**What you need to do**
Up to and including the line with "from matplotlib.patches import Rectangle", write out the listing from its first line, minus the pictures.

Start Collected material

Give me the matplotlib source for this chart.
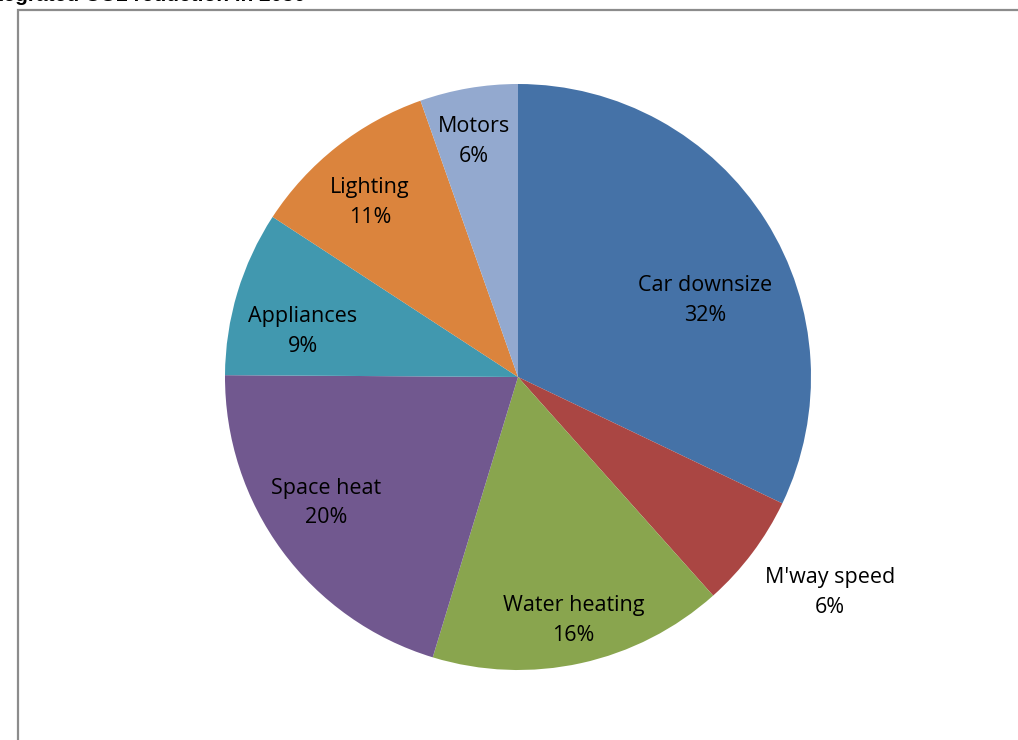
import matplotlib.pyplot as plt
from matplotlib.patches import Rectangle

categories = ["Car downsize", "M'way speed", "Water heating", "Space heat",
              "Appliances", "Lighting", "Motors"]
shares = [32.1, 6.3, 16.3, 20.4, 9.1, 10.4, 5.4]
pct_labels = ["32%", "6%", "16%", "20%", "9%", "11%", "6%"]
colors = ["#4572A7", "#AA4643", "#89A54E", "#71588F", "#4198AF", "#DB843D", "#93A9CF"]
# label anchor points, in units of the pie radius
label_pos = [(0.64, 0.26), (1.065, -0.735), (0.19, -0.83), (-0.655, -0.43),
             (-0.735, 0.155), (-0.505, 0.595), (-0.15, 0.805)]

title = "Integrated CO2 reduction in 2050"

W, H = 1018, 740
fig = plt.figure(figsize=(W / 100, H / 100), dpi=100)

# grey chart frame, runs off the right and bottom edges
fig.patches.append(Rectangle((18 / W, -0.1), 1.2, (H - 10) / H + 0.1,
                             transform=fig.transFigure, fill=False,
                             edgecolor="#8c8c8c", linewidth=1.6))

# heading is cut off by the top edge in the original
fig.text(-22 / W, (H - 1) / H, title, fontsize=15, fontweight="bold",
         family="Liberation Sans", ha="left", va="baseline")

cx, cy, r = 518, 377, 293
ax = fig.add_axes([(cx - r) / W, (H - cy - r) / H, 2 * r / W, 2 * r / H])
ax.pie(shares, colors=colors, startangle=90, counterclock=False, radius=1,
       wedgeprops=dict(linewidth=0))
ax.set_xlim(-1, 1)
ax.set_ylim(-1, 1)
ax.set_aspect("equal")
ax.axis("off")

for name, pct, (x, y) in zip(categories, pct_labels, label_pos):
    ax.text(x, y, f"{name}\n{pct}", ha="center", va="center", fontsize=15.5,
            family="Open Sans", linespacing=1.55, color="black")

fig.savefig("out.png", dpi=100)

End Collected material

**Final answer**
Give me the matplotlib source for this chart.
import matplotlib.pyplot as plt
from matplotlib.patches import Rectangle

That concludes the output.